Chinatown (1974), directed by Roman Polanski.

Private Eye Jake Gittes is hired to spy on a wandering husband. They've both been set up: it's a manufactured scandal against the city Water Commissioner. (Or was it just an attempt to find the hidden daughter?) Jake wants to find out why and who's pulling the strings.

He should have left it alone. He goes farther into corruption and human misery than we could have imagined. In the end there is no justice, no one is saved. He might have known that in advance. The lessons of his earlier life in Chinatown are always with him. "Forget it, Jake. It's Chinatown" doesn't mean "we don't care". It means "we can't help."

Keeping with the hardboiled formula of Hammet and Chandler, we see everything from Jake's perspective and have to assemble the clues and discover the truth as he does. Jack Nicholson is in every scene. It's both an homage to and an updating of the LA detective films of the 1940s. Now we have color and widescreen aspect ratio, and Nicholson has an unalterably contemporary persona, serving as a bridge between now and then. Our presumptions help us follow the plot: we know that vast graft and corruption must accompany any public works or city expansion.

Jake is a prosperous PI. Marlowe had only one shabby office and no employees, but he didn't take "marital" cases. He was more of a knight errant. Jake has a bit of that. He's no angel, but there are things he won't do, a contrast with both the dead husband (who seemed entirely decent) and the evil billionaire father, satanic in his greed and lusts. (John Huston, director of several of the hardboiled and noir classics).

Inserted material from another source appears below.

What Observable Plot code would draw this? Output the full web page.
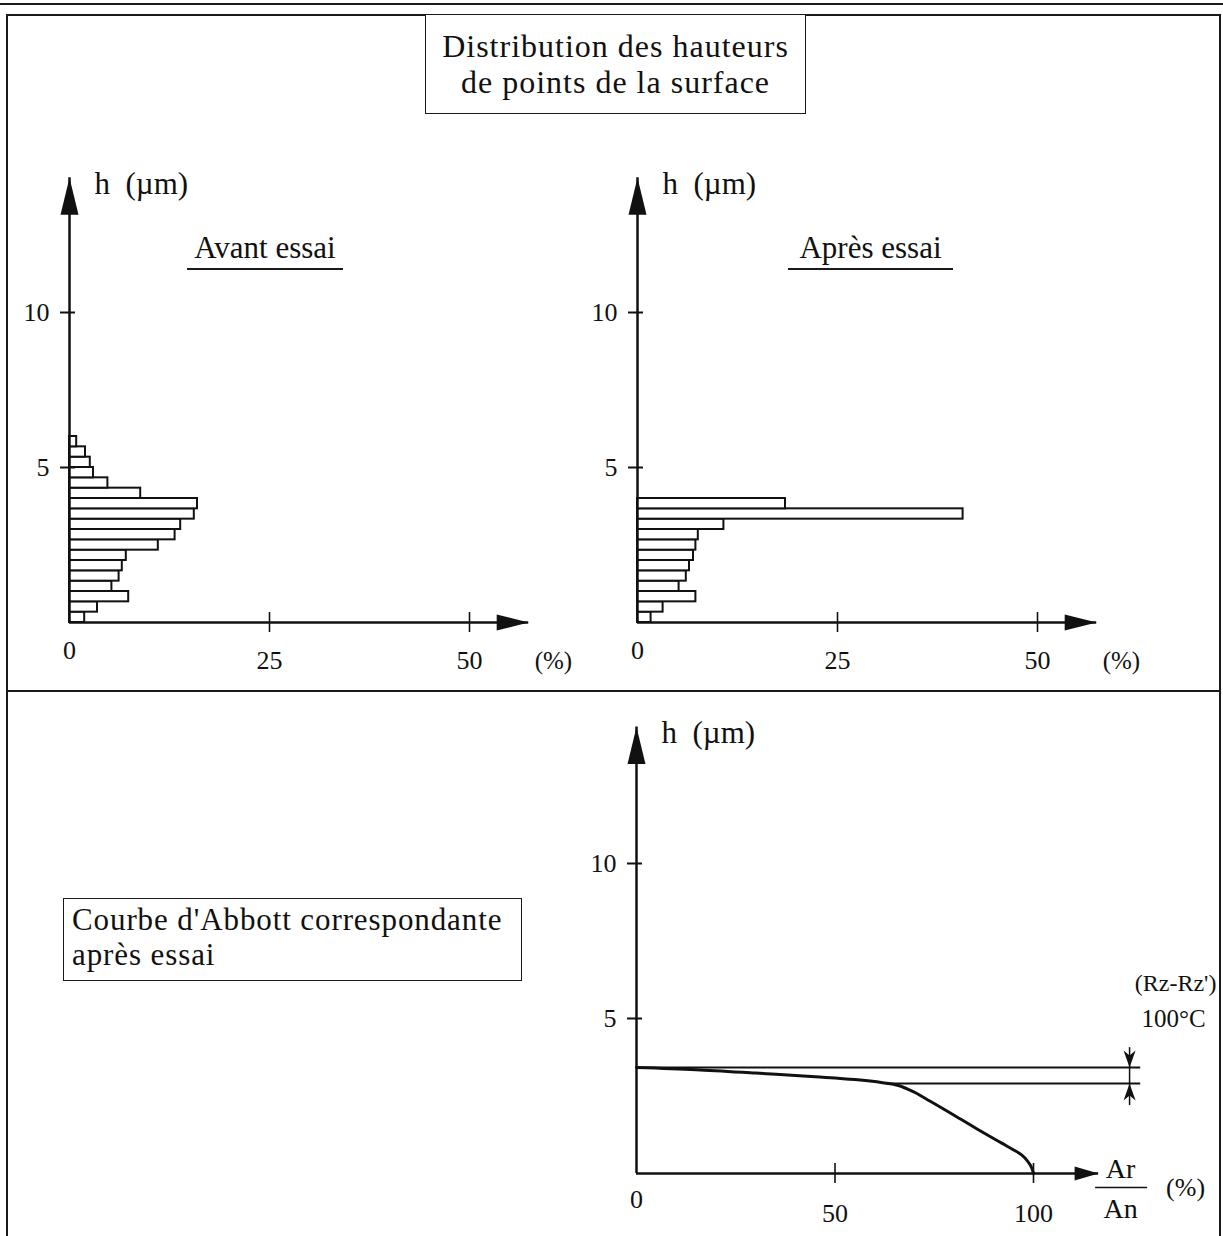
<!DOCTYPE html>
<html>
<head>
<meta charset="utf-8">
<script src="https://cdn.jsdelivr.net/npm/d3@7"></script>
<script src="https://cdn.jsdelivr.net/npm/@observablehq/plot@0.6"></script>
<style>
  html, body { margin:0; padding:0; background:#fff; }
  #page { position:relative; width:1223px; height:1236px; overflow:hidden; background:#fff;
          font-family:"Liberation Serif","Times New Roman",Times,serif; color:#111; }
  .ln { position:absolute; background:#1a1a1a; }
  .box { position:absolute; box-sizing:border-box; border:1.5px solid #1a1a1a; background:#fff; }
  .panel { position:absolute; }
  .sub { position:absolute; box-sizing:border-box; text-align:center; font-size:31px; line-height:31px;
         padding-bottom:5px; border-bottom:2px solid #1a1a1a; white-space:nowrap; }
</style>
</head>
<body>
<div id="page">
  <div class="ln" style="left:0;top:3px;width:1223px;height:1.5px"></div>
  <div class="ln" style="left:6px;top:14px;width:1215px;height:2px"></div>
  <div class="ln" style="left:6px;top:14px;width:1.5px;height:1222px"></div>
  <div class="ln" style="left:1219px;top:14px;width:1.5px;height:1222px"></div>
  <div class="ln" style="left:6px;top:690px;width:1215px;height:2px"></div>

  <div id="panelA" class="panel" style="left:0;top:150px;"></div>
  <div id="panelB" class="panel" style="left:575px;top:150px;"></div>
  <div id="panelC" class="panel" style="left:560px;top:700px;"></div>

  <div class="box" style="left:425px;top:14px;width:381px;height:100px;display:flex;flex-direction:column;justify-content:center;align-items:center;font-size:32px;line-height:36px;letter-spacing:1px;white-space:nowrap;">
    <div>Distribution des hauteurs</div>
    <div>de points de la surface</div>
  </div>
  <div class="sub" style="left:187px;top:232px;width:156px;">Avant essai</div>
  <div class="sub" style="left:788px;top:232px;width:165px;">Après essai</div>
  <div class="box" style="left:63px;top:898px;width:459px;height:83px;padding:3px 0 0 8px;font-size:31px;line-height:35px;letter-spacing:0.9px;white-space:nowrap;">
    Courbe d'Abbott correspondante<br>après essai
  </div>
</div>
<script>
// ---------------- data ----------------
const binWidth = 1 / 3;                 // µm per histogram class
// % of points per height class, from h = 0 upwards
const avantPct = [1.9, 3.5, 7.4, 5.3, 6.2, 6.6, 7.1, 11.1, 13.2, 13.9, 15.6, 16.0, 8.9, 4.8, 3.0, 2.6, 2.0, 0.9];
const apresPct = [1.7, 3.2, 7.3, 5.2, 6.1, 6.5, 7.0, 7.3, 7.6, 10.8, 40.7, 18.5];
const histYTicks = [5, 10];
const histXTicks = [0, 25, 50];
const histAxisMaxH = 14.35;
const histAxisMaxPct = 57.4;

// Abbott curve (Ar/An %, h µm)
const abbottPct = [0, 15, 30, 45, 55, 62, 66, 70, 74, 80, 86, 92, 95, 97, 98.5, 99.5, 100];
const abbottH   = [3.42, 3.35, 3.24, 3.12, 3.03, 2.93, 2.84, 2.62, 2.33, 1.88, 1.42, 0.98, 0.76, 0.6, 0.4, 0.2, 0];
const abbottYTicks = [5, 10];
const abbottXTicks = [0, 50, 100];
const abbottAxisMaxH = 14.4;
const abbottAxisMaxPct = 116.4;
const rzTop = 3.42, rzBottom = 2.90;
const rzBottomStartPct = 63, rzLineEndPct = 127, rzMarkerPct = 124.2;
const rzArrowTopH = 4.06, rzArrowBottomH = 2.19;

// ---------------- style helpers ----------------
const INK = "#111";
const FONT = '"Liberation Serif","Times New Roman",Times,serif';
const arrowUp = { draw(c) { c.moveTo(0, 0); c.lineTo(9, 37); c.lineTo(-9, 37); c.closePath(); } };
const arrowRight = { draw(c) { c.moveTo(0, 0); c.lineTo(-32, -8); c.lineTo(-32, 8); c.closePath(); } };
const arrowRightSmall = { draw(c) { c.moveTo(0, 0); c.lineTo(-24, -7); c.lineTo(-24, 7); c.closePath(); } };
const headDown = { draw(c) { c.moveTo(0, 0); c.lineTo(-6, -17); c.lineTo(0, -12); c.lineTo(6, -17); c.closePath(); } };
const headUp = { draw(c) { c.moveTo(0, 0); c.lineTo(-6, 17); c.lineTo(0, 12); c.lineTo(6, 17); c.closePath(); } };

function axisMarks({hTip, pctTip, yTicks, xTicks, xHead, zeroDy, tickDy}) {
  return [
    Plot.ruleX([0], {y1: 0, y2: hTip, stroke: INK, strokeWidth: 2.5}),
    Plot.ruleY([0], {x1: 0, x2: pctTip, stroke: INK, strokeWidth: 2.5}),
    Plot.dot([0], {x: 0, y: hTip, symbol: arrowUp, fill: INK, stroke: "none"}),
    Plot.dot([0], {x: pctTip, y: 0, symbol: xHead, fill: INK, stroke: "none"}),
    Plot.ruleY(yTicks, {x1: 0, x2: 0, insetLeft: -9, insetRight: -6, stroke: INK, strokeWidth: 2}),
    Plot.ruleX(xTicks.filter(d => d !== 0), {y1: 0, y2: 0, insetTop: -10, insetBottom: -10, stroke: INK, strokeWidth: 1.6}),
    Plot.text(yTicks, {x: 0, y: d => d, text: d => String(d), textAnchor: "end", dx: -20, fontSize: 26, fill: INK}),
    Plot.text(xTicks.filter(d => d === 0), {x: d => d, y: 0, text: d => String(d), dy: zeroDy, fontSize: 26, fill: INK}),
    Plot.text(xTicks.filter(d => d !== 0), {x: d => d, y: 0, text: d => String(d), dy: tickDy, fontSize: 26, fill: INK}),
    Plot.text(["h\u00A0\u00A0(µm)"], {x: 0, y: hTip, text: d => d, textAnchor: "start", dx: 25, dy: 6, fontSize: 31, fill: INK})
  ];
}

function histPanel(values, x0, width) {
  const bins = values.map((v, i) => ({lo: i * binWidth, hi: (i + 1) * binWidth, v}));
  return Plot.plot({
    width, height: 530,
    x: {domain: [0, 50], range: [x0, x0 + 400], axis: null},
    y: {domain: [0, 10], range: [472, 162], axis: null},
    style: {background: "transparent", overflow: "visible", fontFamily: FONT},
    marks: [
      Plot.rectX(bins, {x1: 0, x2: "v", y1: "lo", y2: "hi", fill: "white", stroke: INK, strokeWidth: 2}),
      ...axisMarks({hTip: histAxisMaxH, pctTip: histAxisMaxPct, yTicks: histYTicks, xTicks: histXTicks,
                    xHead: arrowRight, zeroDy: 28, tickDy: 38}),
      Plot.text(["(%)"], {x: histAxisMaxPct, y: 0, text: d => d, textAnchor: "start", dx: 6, dy: 38, fontSize: 25, fill: INK})
    ]
  });
}

document.getElementById("panelA").append(histPanel(avantPct, 69, 575));
document.getElementById("panelB").append(histPanel(apresPct, 62, 642));

const abbott = abbottPct.map((p, i) => ({p, h: abbottH[i]}));
const abbottPlot = Plot.plot({
  width: 658, height: 536,
  x: {domain: [0, 100], range: [76, 473], axis: null},
  y: {domain: [0, 10], range: [473, 163], axis: null},
  style: {background: "transparent", overflow: "visible", fontFamily: FONT},
  marks: [
    Plot.ruleY([rzTop], {x1: 0, x2: rzLineEndPct, stroke: INK, strokeWidth: 2}),
    Plot.ruleY([rzBottom], {x1: rzBottomStartPct, x2: rzLineEndPct, stroke: INK, strokeWidth: 2}),
    Plot.line(abbott, {x: "p", y: "h", curve: "catmull-rom", stroke: INK, strokeWidth: 3}),
    Plot.ruleX([rzMarkerPct], {y1: rzArrowTopH, y2: rzArrowBottomH, stroke: INK, strokeWidth: 1.5}),
    Plot.dot([0], {x: rzMarkerPct, y: rzTop, symbol: headDown, fill: INK, stroke: "none"}),
    Plot.dot([0], {x: rzMarkerPct, y: rzBottom, symbol: headUp, fill: INK, stroke: "none"}),
    Plot.text(["(Rz-Rz')"], {x: rzMarkerPct, y: rzTop, text: d => d, dx: 46, dy: -84, fontSize: 24, fill: INK}),
    Plot.text(["100°C"], {x: rzMarkerPct, y: rzTop, text: d => d, dx: 44, dy: -48, fontSize: 25, fill: INK}),
    ...axisMarks({hTip: abbottAxisMaxH, pctTip: abbottAxisMaxPct, yTicks: abbottYTicks, xTicks: abbottXTicks,
                  xHead: arrowRightSmall, zeroDy: 26, tickDy: 40}),
    Plot.text(["Ar"], {x: abbottAxisMaxPct, y: 0, text: d => d, dx: 22, dy: -4, fontSize: 28, fill: INK}),
    Plot.ruleY([0], {x1: abbottAxisMaxPct, x2: abbottAxisMaxPct, insetLeft: -3, insetRight: -49, dy: 14, stroke: INK, strokeWidth: 1.5}),
    Plot.text(["An"], {x: abbottAxisMaxPct, y: 0, text: d => d, dx: 22, dy: 36, fontSize: 28, fill: INK}),
    Plot.text(["(%)"], {x: abbottAxisMaxPct, y: 0, text: d => d, dx: 87, dy: 14, fontSize: 26, fill: INK})
  ]
});
document.getElementById("panelC").append(abbottPlot);
</script>
</body>
</html>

Faye Dunaway hides and reveals so much at the same time. As Mickey Rourke describes her in Barfly: "She looks like a stressed goddess." Playing against the formula, she is not a femme fatale, just a conflicted woman trying to protect someone else.

The props and costumes are incredibly rich and convincing, miles ahead of the standard period film. Movies of the original time didn't have the budgets to do this level.

Beautiful, seductive Jerry Goldsmith score, written in 10 days. Using horns instead of saxes or violins was just perfect.

Available on Blu-ray. Uncensored, adulatory commentary from big fan David Fincher and writer Robert Towne.